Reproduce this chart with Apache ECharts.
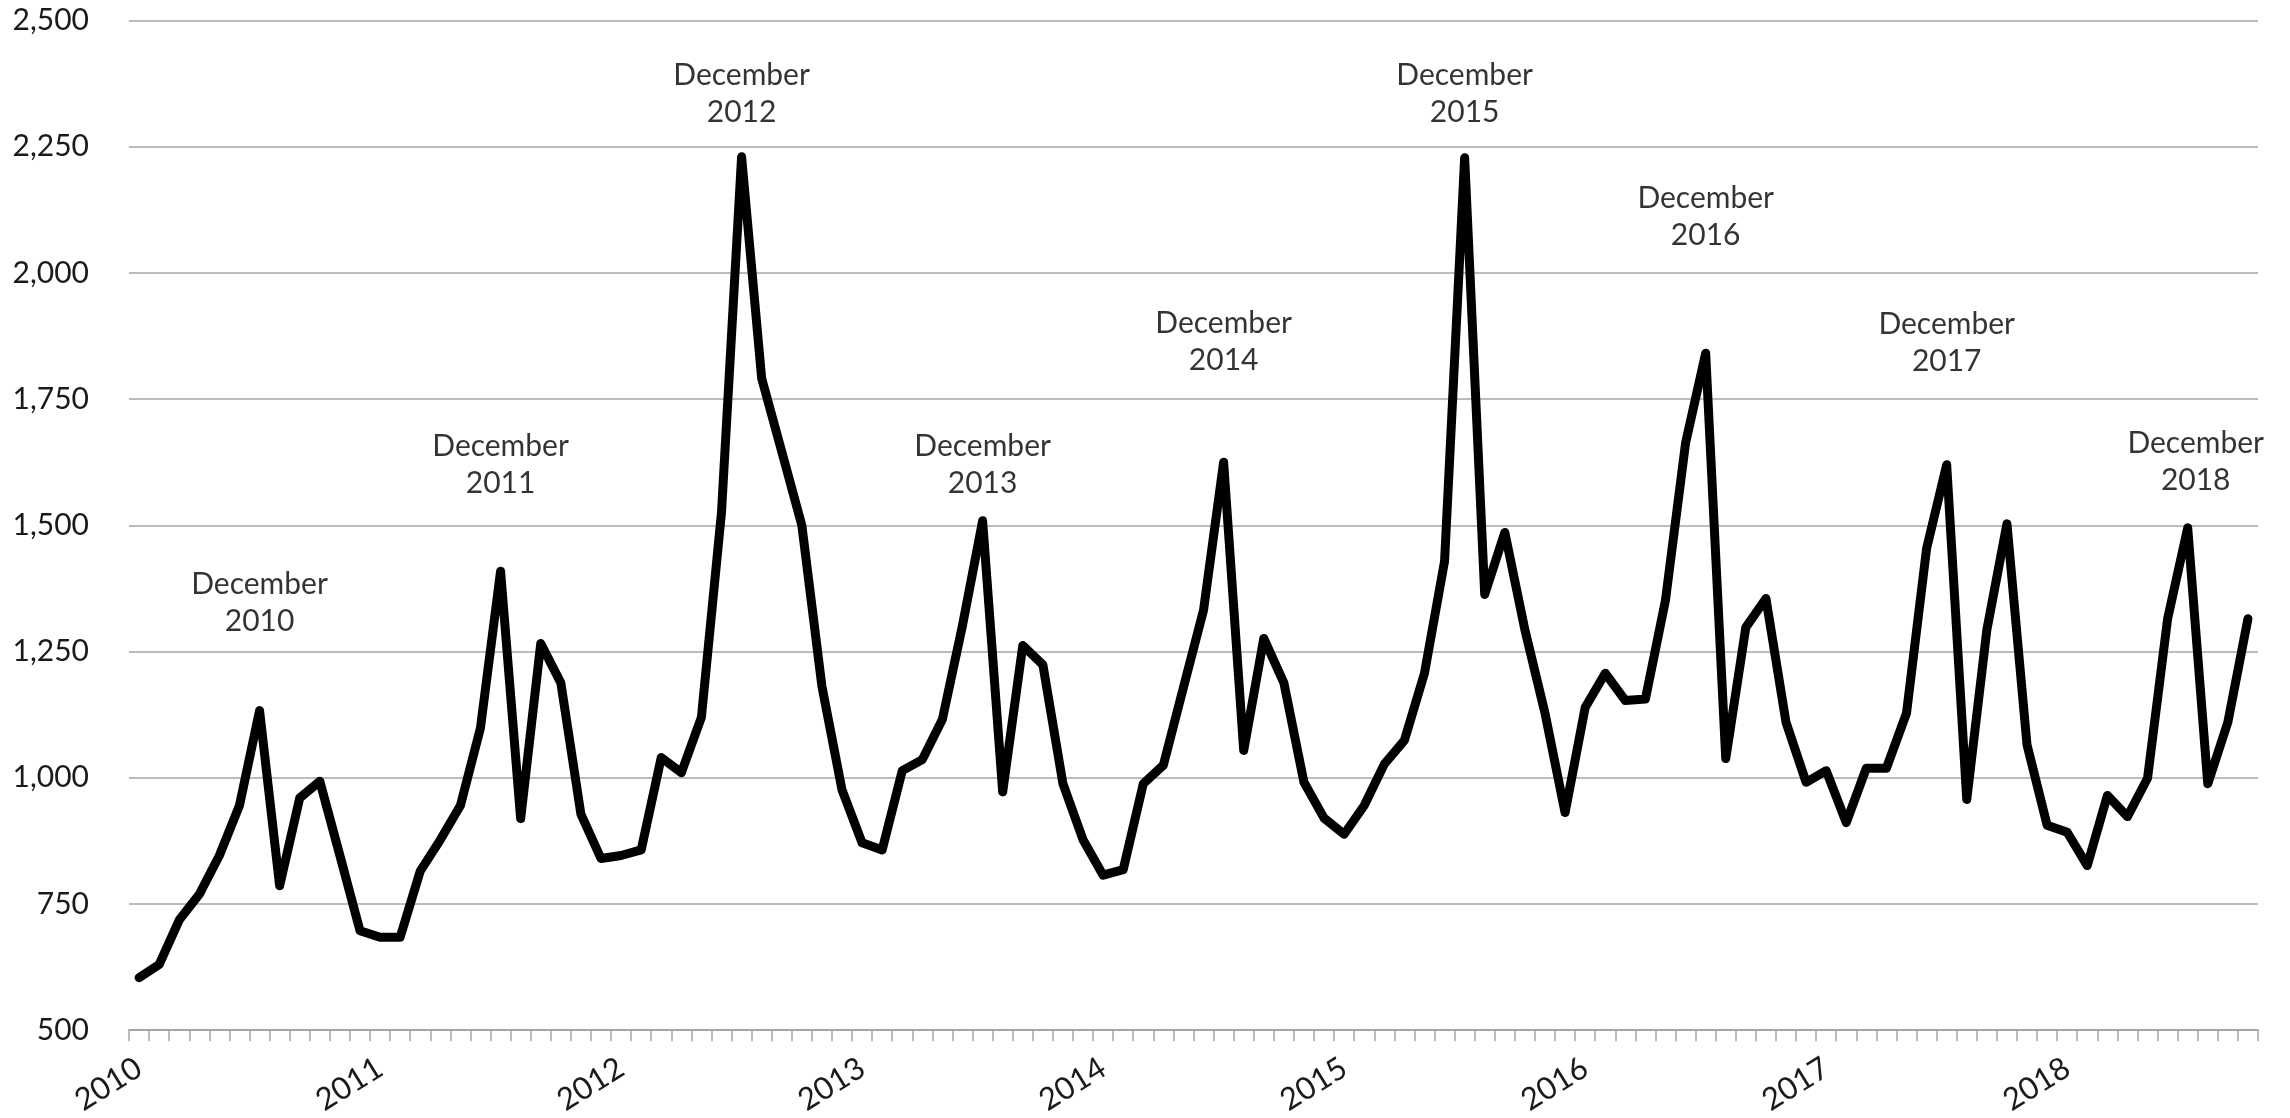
<!DOCTYPE html>
<html>
<head>
<meta charset="utf-8">
<script src="https://cdn.jsdelivr.net/npm/echarts@6/dist/echarts.min.js"></script>
<style>
html,body{margin:0;padding:0;background:#fff;}
#chart{width:2290px;height:1118px;}
</style>
</head>
<body>
<div id="chart"></div>
<script>
// ---- data ----
const startYear = 2010;
const yearLabels = ['2010','2011','2012','2013','2014','2015','2016','2017','2018'];
const values = [
  604, 630, 718, 769, 846, 945, 1133, 786, 960, 993, 846, 697,
  684, 684, 815, 877, 945, 1099, 1409, 919, 1266, 1188, 928, 840,
  846, 857, 1040, 1010, 1120, 1526, 2230, 1791, 1646, 1500, 1181, 976,
  871, 857, 1014, 1036, 1116, 1302, 1509, 972, 1262, 1224, 988, 877,
  807, 818, 988, 1025, 1179, 1332, 1625, 1054, 1276, 1188, 991, 920,
  888, 945, 1027, 1074, 1207, 1429, 2228, 1363, 1486, 1293, 1128, 931,
  1139, 1207, 1153, 1156, 1352, 1663, 1841, 1038, 1298, 1355, 1110, 991,
  1014, 911, 1019, 1019, 1128, 1454, 1620, 957, 1293, 1503, 1065, 906,
  892, 826, 965, 923, 999, 1315, 1495, 988, 1110, 1315
];
const yTicks = [500, 750, 1000, 1250, 1500, 1750, 2000, 2250, 2500];
// annotations: label year, category index of the peak, value at which the label sits
const annoYears  = ['2010','2011','2012','2013','2014','2015','2016','2017','2018'];
const annoIndex  = [6, 18, 30, 42, 54, 66, 78, 90, 102];
const annoValue  = [1347, 1620, 2355, 1620, 1864, 2355, 2111, 1861, 1626];

// ---- build ----
const categories = values.map((v, i) => {
  const y = startYear + Math.floor(i / 12);
  const m = (i % 12) + 1;
  return y + '-' + (m < 10 ? '0' + m : m);
});
const FONT = 'Lato, "Open Sans", sans-serif';

const annoData = annoYears.map((yr, k) => {
  const item = { value: [annoIndex[k], annoValue[k]], name: 'December\n' + yr };
  if (k === annoYears.length - 1) item.label = { offset: [8, 0] };
  return item;
});

const chart = echarts.init(document.getElementById('chart'), null, { renderer: 'canvas' });
chart.setOption({
  animation: false,
  backgroundColor: '#ffffff',
  grid: { left: 129, right: 32, top: 20.5, bottom: 87, containLabel: false },
  xAxis: {
    type: 'category',
    data: categories,
    boundaryGap: true,
    axisLine: { show: true, lineStyle: { color: '#a6a6a6', width: 2 } },
    axisTick: { show: true, interval: 0, length: 11, lineStyle: { color: '#a6a6a6', width: 1.5 } },
    axisLabel: {
      interval: 11,
      rotate: 32,
      margin: 35,
      fontFamily: FONT,
      fontSize: 31,
      color: '#1a1a1a',
      formatter: (v) => v.slice(0, 4)
    },
    splitLine: { show: false }
  },
  yAxis: {
    type: 'value',
    min: yTicks[0],
    max: yTicks[yTicks.length - 1],
    interval: yTicks[1] - yTicks[0],
    axisLine: { show: false },
    axisTick: { show: false },
    axisLabel: {
      margin: 40,
      fontFamily: FONT,
      fontSize: 30,
      color: '#1a1a1a',
      formatter: (v) => v.toLocaleString('en-US')
    },
    splitLine: { show: true, lineStyle: { color: '#a6a6a6', width: 1.5 } }
  },
  series: [
    {
      type: 'line',
      data: values,
      showSymbol: false,
      symbol: 'none',
      lineStyle: { color: '#000000', width: 9, cap: 'round', join: 'round' },
      z: 3
    },
    {
      type: 'scatter',
      data: annoData,
      symbolSize: 0,
      silent: true,
      label: {
        show: true,
        position: 'inside',
        formatter: (p) => p.name,
        fontFamily: FONT,
        fontSize: 30,
        lineHeight: 37,
        color: '#000000',
        align: 'center',
        verticalAlign: 'middle'
      },
      z: 4
    }
  ]
});
</script>
</body>
</html>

▶ [Task]:
Write the listing out a second time exactly, dropping all images.

▶ [Answer in full]:
Reproduce this chart with Apache ECharts.
<!DOCTYPE html>
<html>
<head>
<meta charset="utf-8">
<script src="https://cdn.jsdelivr.net/npm/echarts@6/dist/echarts.min.js"></script>
<style>
html,body{margin:0;padding:0;background:#fff;}
#chart{width:2290px;height:1118px;}
</style>
</head>
<body>
<div id="chart"></div>
<script>
// ---- data ----
const startYear = 2010;
const yearLabels = ['2010','2011','2012','2013','2014','2015','2016','2017','2018'];
const values = [
  604, 630, 718, 769, 846, 945, 1133, 786, 960, 993, 846, 697,
  684, 684, 815, 877, 945, 1099, 1409, 919, 1266, 1188, 928, 840,
  846, 857, 1040, 1010, 1120, 1526, 2230, 1791, 1646, 1500, 1181, 976,
  871, 857, 1014, 1036, 1116, 1302, 1509, 972, 1262, 1224, 988, 877,
  807, 818, 988, 1025, 1179, 1332, 1625, 1054, 1276, 1188, 991, 920,
  888, 945, 1027, 1074, 1207, 1429, 2228, 1363, 1486, 1293, 1128, 931,
  1139, 1207, 1153, 1156, 1352, 1663, 1841, 1038, 1298, 1355, 1110, 991,
  1014, 911, 1019, 1019, 1128, 1454, 1620, 957, 1293, 1503, 1065, 906,
  892, 826, 965, 923, 999, 1315, 1495, 988, 1110, 1315
];
const yTicks = [500, 750, 1000, 1250, 1500, 1750, 2000, 2250, 2500];
// annotations: label year, category index of the peak, value at which the label sits
const annoYears  = ['2010','2011','2012','2013','2014','2015','2016','2017','2018'];
const annoIndex  = [6, 18, 30, 42, 54, 66, 78, 90, 102];
const annoValue  = [1347, 1620, 2355, 1620, 1864, 2355, 2111, 1861, 1626];

// ---- build ----
const categories = values.map((v, i) => {
  const y = startYear + Math.floor(i / 12);
  const m = (i % 12) + 1;
  return y + '-' + (m < 10 ? '0' + m : m);
});
const FONT = 'Lato, "Open Sans", sans-serif';

const annoData = annoYears.map((yr, k) => {
  const item = { value: [annoIndex[k], annoValue[k]], name: 'December\n' + yr };
  if (k === annoYears.length - 1) item.label = { offset: [8, 0] };
  return item;
});

const chart = echarts.init(document.getElementById('chart'), null, { renderer: 'canvas' });
chart.setOption({
  animation: false,
  backgroundColor: '#ffffff',
  grid: { left: 129, right: 32, top: 20.5, bottom: 87, containLabel: false },
  xAxis: {
    type: 'category',
    data: categories,
    boundaryGap: true,
    axisLine: { show: true, lineStyle: { color: '#a6a6a6', width: 2 } },
    axisTick: { show: true, interval: 0, length: 11, lineStyle: { color: '#a6a6a6', width: 1.5 } },
    axisLabel: {
      interval: 11,
      rotate: 32,
      margin: 35,
      fontFamily: FONT,
      fontSize: 31,
      color: '#1a1a1a',
      formatter: (v) => v.slice(0, 4)
    },
    splitLine: { show: false }
  },
  yAxis: {
    type: 'value',
    min: yTicks[0],
    max: yTicks[yTicks.length - 1],
    interval: yTicks[1] - yTicks[0],
    axisLine: { show: false },
    axisTick: { show: false },
    axisLabel: {
      margin: 40,
      fontFamily: FONT,
      fontSize: 30,
      color: '#1a1a1a',
      formatter: (v) => v.toLocaleString('en-US')
    },
    splitLine: { show: true, lineStyle: { color: '#a6a6a6', width: 1.5 } }
  },
  series: [
    {
      type: 'line',
      data: values,
      showSymbol: false,
      symbol: 'none',
      lineStyle: { color: '#000000', width: 9, cap: 'round', join: 'round' },
      z: 3
    },
    {
      type: 'scatter',
      data: annoData,
      symbolSize: 0,
      silent: true,
      label: {
        show: true,
        position: 'inside',
        formatter: (p) => p.name,
        fontFamily: FONT,
        fontSize: 30,
        lineHeight: 37,
        color: '#000000',
        align: 'center',
        verticalAlign: 'middle'
      },
      z: 4
    }
  ]
});
</script>
</body>
</html>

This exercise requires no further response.